* Begin *

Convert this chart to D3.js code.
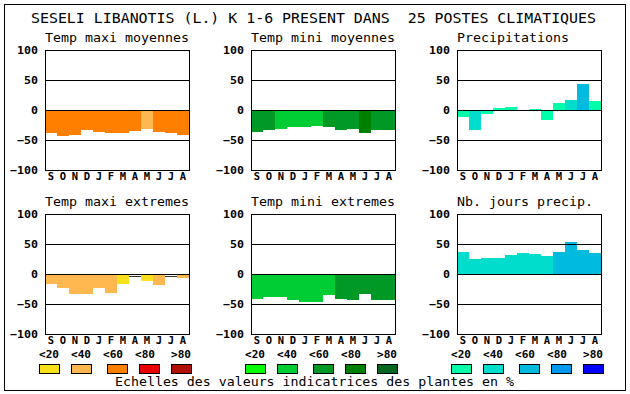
<!DOCTYPE html>
<html><head><meta charset="utf-8">
<script src="https://cdn.jsdelivr.net/npm/d3@7"></script>
<style>body{margin:0;background:#fff}svg{display:block}text{white-space:pre}</style>
</head><body>
<script>
// ---- data ----
const months = ["S","O","N","D","J","F","M","A","M","J","J","A"];
const tickValues = [100, 50, 0, -50, -100];
const gridValues = [50, 0, -50];
const legendLabels = ["<20", "<40", "<60", "<80", ">80"];
const title = "SESELI LIBANOTIS (L.) K 1-6 PRESENT DANS  25 POSTES CLIMATIQUES";
const footer = "Echelles des valeurs indicatrices des plantes en %";

const panelTitles = ["Temp maxi moyennes", "Temp mini moyennes", "Precipitations",
                     "Temp maxi extremes", "Temp mini extremes", "Nb. jours precip."];

// values (%) and class (0 = none, 1..5 = <20 .. >80)
const maxiMoyValues = [-38, -44, -42, -33, -37, -38, -38, -35, -32, -37, -38, -42];
const maxiMoyClass  = [3, 3, 3, 3, 3, 3, 3, 3, 2, 3, 3, 3];
const miniMoyValues = [-36, -34, -31, -28, -28, -27, -28, -33, -31, -38, -34, -33];
const miniMoyClass  = [3, 3, 2, 2, 2, 2, 3, 3, 3, 4, 3, 3];
const precipValues  = [-11, -34, -6, 3, 5, 0, 2, -17, 12, 17, 43, 15];
const precipClass   = [1, 2, 1, 1, 1, 1, 1, 1, 1, 2, 3, 1];
const maxiExtValues = [-16, -23, -34, -33, -24, -31, -16, -3, -11, -18, -3, -6];
const maxiExtClass  = [2, 2, 2, 2, 2, 2, 1, 0, 1, 2, 0, 2];
const miniExtValues = [-41, -38, -38, -43, -46, -46, -35, -41, -43, -33, -43, -44];
const miniExtClass  = [2, 2, 2, 2, 2, 2, 2, 3, 3, 3, 3, 3];
const joursValues   = [37, 25, 27, 27, 32, 35, 33, 30, 37, 53, 40, 35];
const joursClass    = [2, 2, 2, 2, 2, 2, 2, 2, 3, 3, 3, 3];

const warmColors  = ["#ffffff", "#f8e01a", "#ffb850", "#ff8000", "#e80000", "#b01000"];
const greenColors = ["#ffffff", "#00ff00", "#00cc33", "#009926", "#008000", "#006620"];
const blueColors  = ["#ffffff", "#00ffaa", "#00ddcc", "#00bbdd", "#0099ee", "#0000ff"];

// ---- layout ----
const W = 630, H = 394;
const colX = [45, 251, 457], rowY = [50, 214];
const pw = 144, ph = 120;
const mono = "'DejaVu Sans Mono', 'Liberation Mono', monospace";

const svg = d3.select("body").append("svg").attr("width", W).attr("height", H)
  .attr("shape-rendering", "crispEdges");

svg.append("rect").attr("x", 4.5).attr("y", 4.5).attr("width", 621).attr("height", 385.5)
  .attr("fill", "none").attr("stroke", "#000");

svg.append("text").attr("x", 31).attr("y", 23).attr("xml:space", "preserve").text(title)
  .attr("font-family", mono).attr("font-size", 14.5)
  .attr("textLength", 565).attr("lengthAdjust", "spacingAndGlyphs");

const panels = [
  {v: maxiMoyValues, c: maxiMoyClass, pal: warmColors},
  {v: miniMoyValues, c: miniMoyClass, pal: greenColors},
  {v: precipValues,  c: precipClass,  pal: blueColors},
  {v: maxiExtValues, c: maxiExtClass, pal: warmColors},
  {v: miniExtValues, c: miniExtClass, pal: greenColors},
  {v: joursValues,   c: joursClass,   pal: blueColors}
];

const x = d3.scaleBand().domain(d3.range(12)).range([0, pw]).padding(0);
const y = d3.scaleLinear().domain([-100, 100]).range([ph, 0]);

panels.forEach((p, i) => {
  const col = i % 3, row = Math.floor(i / 3);
  const g = svg.append("g").attr("transform", `translate(${colX[col]},${rowY[row]})`);

  g.append("text").attr("x", 0).attr("y", -8).text(panelTitles[i])
    .attr("font-family", mono).attr("font-size", 13)
    .attr("textLength", panelTitles[i].length * 8).attr("lengthAdjust", "spacingAndGlyphs");

  const data = p.v.map((v, k) => ({k, v, c: p.c[k]}));
  g.selectAll("rect.bar").data(data).join("rect").attr("class", "bar")
    .attr("x", d => x(d.k)).attr("width", x.bandwidth())
    .attr("y", d => y(Math.max(0, d.v))).attr("height", d => Math.abs(y(d.v) - y(0)))
    .attr("fill", d => p.pal[d.c]);
  // bars without class: show only their end as a thin line
  g.selectAll("line.none").data(data.filter(d => d.c === 0)).join("line").attr("class", "none")
    .attr("x1", d => x(d.k)).attr("x2", d => x(d.k) + x.bandwidth())
    .attr("y1", d => Math.round(y(d.v)) + 0.5).attr("y2", d => Math.round(y(d.v)) + 0.5)
    .attr("stroke", "#333");

  g.selectAll("line.grid").data(gridValues).join("line").attr("class", "grid")
    .attr("x1", 0).attr("x2", pw)
    .attr("y1", d => y(d) + 0.5).attr("y2", d => y(d) + 0.5)
    .attr("stroke", "#000");
  g.append("rect").attr("x", 0.5).attr("y", 0.5).attr("width", pw).attr("height", ph)
    .attr("fill", "none").attr("stroke", "#000");

  const ya = g.append("g").call(d3.axisLeft(y).tickValues(tickValues).tickSize(0).tickPadding(7));
  ya.select(".domain").remove();
  ya.selectAll("text").attr("font-family", mono).attr("font-size", 10.5).attr("font-weight", "bold")
    .attr("fill", "#000").attr("dy", "0.36em")
    .attr("textLength", d => String(d).length * 7).attr("lengthAdjust", "spacingAndGlyphs");

  const xa = g.append("g").attr("transform", `translate(0,${ph})`)
    .call(d3.axisBottom(x).tickFormat(k => months[k]).tickSize(0).tickPadding(3));
  xa.select(".domain").remove();
  xa.selectAll("text").attr("font-family", mono).attr("font-size", 10.5).attr("font-weight", "bold")
    .attr("fill", "#000").attr("dy", "0.71em");
});

// legends
const labelOffsets = [0, 32, 64, 96, 132];
const boxOffsets = [0, 32, 68, 100, 132];
const legendPalettes = [warmColors, greenColors, blueColors];
legendPalettes.forEach((pal, j) => {
  const lx = 39 + j * 206;
  const g = svg.append("g");
  g.selectAll("text").data(legendLabels).join("text")
    .attr("x", (d, k) => lx + labelOffsets[k]).attr("y", 358).text(d => d)
    .attr("font-family", mono).attr("font-size", 10.5).attr("font-weight", "bold")
    .attr("textLength", 20).attr("lengthAdjust", "spacingAndGlyphs");
  g.selectAll("rect").data(pal.slice(1)).join("rect")
    .attr("x", (d, k) => lx + boxOffsets[k] + 0.5).attr("y", 364.5)
    .attr("width", 20).attr("height", 9)
    .attr("fill", d => d).attr("stroke", "#000");
});

svg.append("text").attr("x", 115).attr("y", 386).text(footer)
  .attr("font-family", mono).attr("font-size", 13)
  .attr("textLength", 399).attr("lengthAdjust", "spacingAndGlyphs");
</script>
</body></html>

* End *

TASK: Copy the data word for word. Pictures do not go in the copy.

TASK OUTPUT:
Convert this chart to D3.js code.
<!DOCTYPE html>
<html><head><meta charset="utf-8">
<script src="https://cdn.jsdelivr.net/npm/d3@7"></script>
<style>body{margin:0;background:#fff}svg{display:block}text{white-space:pre}</style>
</head><body>
<script>
// ---- data ----
const months = ["S","O","N","D","J","F","M","A","M","J","J","A"];
const tickValues = [100, 50, 0, -50, -100];
const gridValues = [50, 0, -50];
const legendLabels = ["<20", "<40", "<60", "<80", ">80"];
const title = "SESELI LIBANOTIS (L.) K 1-6 PRESENT DANS  25 POSTES CLIMATIQUES";
const footer = "Echelles des valeurs indicatrices des plantes en %";

const panelTitles = ["Temp maxi moyennes", "Temp mini moyennes", "Precipitations",
                     "Temp maxi extremes", "Temp mini extremes", "Nb. jours precip."];

// values (%) and class (0 = none, 1..5 = <20 .. >80)
const maxiMoyValues = [-38, -44, -42, -33, -37, -38, -38, -35, -32, -37, -38, -42];
const maxiMoyClass  = [3, 3, 3, 3, 3, 3, 3, 3, 2, 3, 3, 3];
const miniMoyValues = [-36, -34, -31, -28, -28, -27, -28, -33, -31, -38, -34, -33];
const miniMoyClass  = [3, 3, 2, 2, 2, 2, 3, 3, 3, 4, 3, 3];
const precipValues  = [-11, -34, -6, 3, 5, 0, 2, -17, 12, 17, 43, 15];
const precipClass   = [1, 2, 1, 1, 1, 1, 1, 1, 1, 2, 3, 1];
const maxiExtValues = [-16, -23, -34, -33, -24, -31, -16, -3, -11, -18, -3, -6];
const maxiExtClass  = [2, 2, 2, 2, 2, 2, 1, 0, 1, 2, 0, 2];
const miniExtValues = [-41, -38, -38, -43, -46, -46, -35, -41, -43, -33, -43, -44];
const miniExtClass  = [2, 2, 2, 2, 2, 2, 2, 3, 3, 3, 3, 3];
const joursValues   = [37, 25, 27, 27, 32, 35, 33, 30, 37, 53, 40, 35];
const joursClass    = [2, 2, 2, 2, 2, 2, 2, 2, 3, 3, 3, 3];

const warmColors  = ["#ffffff", "#f8e01a", "#ffb850", "#ff8000", "#e80000", "#b01000"];
const greenColors = ["#ffffff", "#00ff00", "#00cc33", "#009926", "#008000", "#006620"];
const blueColors  = ["#ffffff", "#00ffaa", "#00ddcc", "#00bbdd", "#0099ee", "#0000ff"];

// ---- layout ----
const W = 630, H = 394;
const colX = [45, 251, 457], rowY = [50, 214];
const pw = 144, ph = 120;
const mono = "'DejaVu Sans Mono', 'Liberation Mono', monospace";

const svg = d3.select("body").append("svg").attr("width", W).attr("height", H)
  .attr("shape-rendering", "crispEdges");

svg.append("rect").attr("x", 4.5).attr("y", 4.5).attr("width", 621).attr("height", 385.5)
  .attr("fill", "none").attr("stroke", "#000");

svg.append("text").attr("x", 31).attr("y", 23).attr("xml:space", "preserve").text(title)
  .attr("font-family", mono).attr("font-size", 14.5)
  .attr("textLength", 565).attr("lengthAdjust", "spacingAndGlyphs");

const panels = [
  {v: maxiMoyValues, c: maxiMoyClass, pal: warmColors},
  {v: miniMoyValues, c: miniMoyClass, pal: greenColors},
  {v: precipValues,  c: precipClass,  pal: blueColors},
  {v: maxiExtValues, c: maxiExtClass, pal: warmColors},
  {v: miniExtValues, c: miniExtClass, pal: greenColors},
  {v: joursValues,   c: joursClass,   pal: blueColors}
];

const x = d3.scaleBand().domain(d3.range(12)).range([0, pw]).padding(0);
const y = d3.scaleLinear().domain([-100, 100]).range([ph, 0]);

panels.forEach((p, i) => {
  const col = i % 3, row = Math.floor(i / 3);
  const g = svg.append("g").attr("transform", `translate(${colX[col]},${rowY[row]})`);

  g.append("text").attr("x", 0).attr("y", -8).text(panelTitles[i])
    .attr("font-family", mono).attr("font-size", 13)
    .attr("textLength", panelTitles[i].length * 8).attr("lengthAdjust", "spacingAndGlyphs");

  const data = p.v.map((v, k) => ({k, v, c: p.c[k]}));
  g.selectAll("rect.bar").data(data).join("rect").attr("class", "bar")
    .attr("x", d => x(d.k)).attr("width", x.bandwidth())
    .attr("y", d => y(Math.max(0, d.v))).attr("height", d => Math.abs(y(d.v) - y(0)))
    .attr("fill", d => p.pal[d.c]);
  // bars without class: show only their end as a thin line
  g.selectAll("line.none").data(data.filter(d => d.c === 0)).join("line").attr("class", "none")
    .attr("x1", d => x(d.k)).attr("x2", d => x(d.k) + x.bandwidth())
    .attr("y1", d => Math.round(y(d.v)) + 0.5).attr("y2", d => Math.round(y(d.v)) + 0.5)
    .attr("stroke", "#333");

  g.selectAll("line.grid").data(gridValues).join("line").attr("class", "grid")
    .attr("x1", 0).attr("x2", pw)
    .attr("y1", d => y(d) + 0.5).attr("y2", d => y(d) + 0.5)
    .attr("stroke", "#000");
  g.append("rect").attr("x", 0.5).attr("y", 0.5).attr("width", pw).attr("height", ph)
    .attr("fill", "none").attr("stroke", "#000");

  const ya = g.append("g").call(d3.axisLeft(y).tickValues(tickValues).tickSize(0).tickPadding(7));
  ya.select(".domain").remove();
  ya.selectAll("text").attr("font-family", mono).attr("font-size", 10.5).attr("font-weight", "bold")
    .attr("fill", "#000").attr("dy", "0.36em")
    .attr("textLength", d => String(d).length * 7).attr("lengthAdjust", "spacingAndGlyphs");

  const xa = g.append("g").attr("transform", `translate(0,${ph})`)
    .call(d3.axisBottom(x).tickFormat(k => months[k]).tickSize(0).tickPadding(3));
  xa.select(".domain").remove();
  xa.selectAll("text").attr("font-family", mono).attr("font-size", 10.5).attr("font-weight", "bold")
    .attr("fill", "#000").attr("dy", "0.71em");
});

// legends
const labelOffsets = [0, 32, 64, 96, 132];
const boxOffsets = [0, 32, 68, 100, 132];
const legendPalettes = [warmColors, greenColors, blueColors];
legendPalettes.forEach((pal, j) => {
  const lx = 39 + j * 206;
  const g = svg.append("g");
  g.selectAll("text").data(legendLabels).join("text")
    .attr("x", (d, k) => lx + labelOffsets[k]).attr("y", 358).text(d => d)
    .attr("font-family", mono).attr("font-size", 10.5).attr("font-weight", "bold")
    .attr("textLength", 20).attr("lengthAdjust", "spacingAndGlyphs");
  g.selectAll("rect").data(pal.slice(1)).join("rect")
    .attr("x", (d, k) => lx + boxOffsets[k] + 0.5).attr("y", 364.5)
    .attr("width", 20).attr("height", 9)
    .attr("fill", d => d).attr("stroke", "#000");
});

svg.append("text").attr("x", 115).attr("y", 386).text(footer)
  .attr("font-family", mono).attr("font-size", 13)
  .attr("textLength", 399).attr("lengthAdjust", "spacingAndGlyphs");
</script>
</body></html>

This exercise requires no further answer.